Blair Condoll, a member since 2017, explained how important the clubhouse is to members. He described it as “the heartbeat” of the Zulu community.

“We count on that space to come together on the weekends, during the week, and it’s just a great space for us for so many reasons,” Condoll said. “And I think that when we are unable to access the space, due to flooding, it takes away from our quality of life.”

Zulu worked with the New Orleans Office of Homeland Security and Emergency Preparedness (NOHSEP) to apply for funding from FEMA in 2018. Notice of award was given in late 2020, according to Austin Feldbaum, director of hazard mitigation at NOSHEP. He said the project was delayed due to the clubhouse’s historic status and the need to have changes to the building approved by the club’s board of directors.

“Because this building is individually registered as a historic building, it had to go through an additional design review process with both FEMA and the State Historic Preservation Office,” Feldbaum told Verite News.

“This is the first time that we’ve done an elevation project with an organization as a board to make decisions,” Feldbaum said. “And so that added some time when the board had to vote on signing contracts [and] things like that.
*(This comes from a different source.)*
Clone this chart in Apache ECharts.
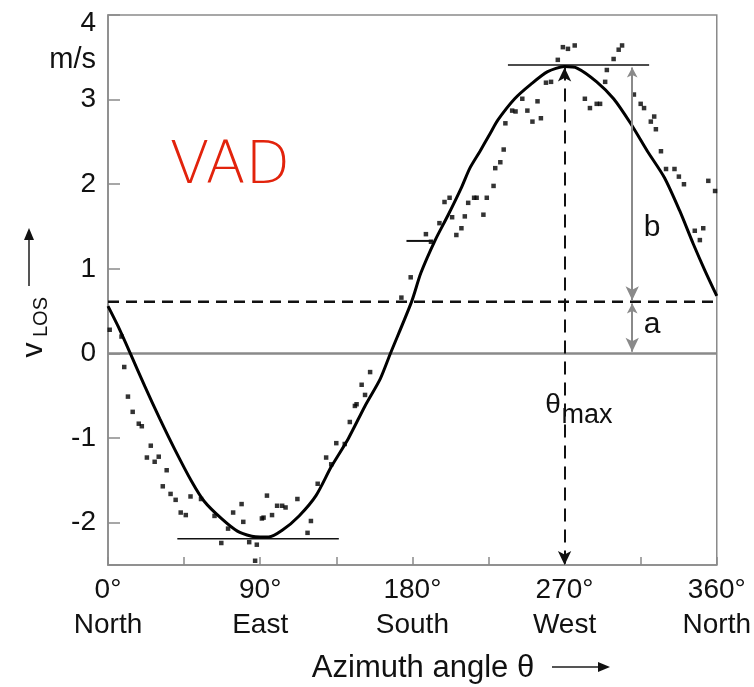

That added a little bit of time compared to a private individual homeowner, for example.”

NOSHEP has yet to find another non-residential building to do more mitigation work on, but they are actively seeking more businesses to work with in the future.

“We are still in talks with the Planning Commission and Office of Economic Development around our joint interest in trying to do some targeted outreach and see if we can’t get more of these Main Street district commercial properties mitigated against water,” Feldbaum said.

James told Verite News that the club hopes to have the work completed by March 4, 2025, or Mardi Gras Day. “That’s what we’re working, aggressively working towards,” James said.

But Ross isn’t fully confident in that timeline because of delays caused by end-of-year holidays and the Super Bowl.

“I don’t think they’re going to make that date, but prove me wrong,” Ross said. “I want to be wrong on that.”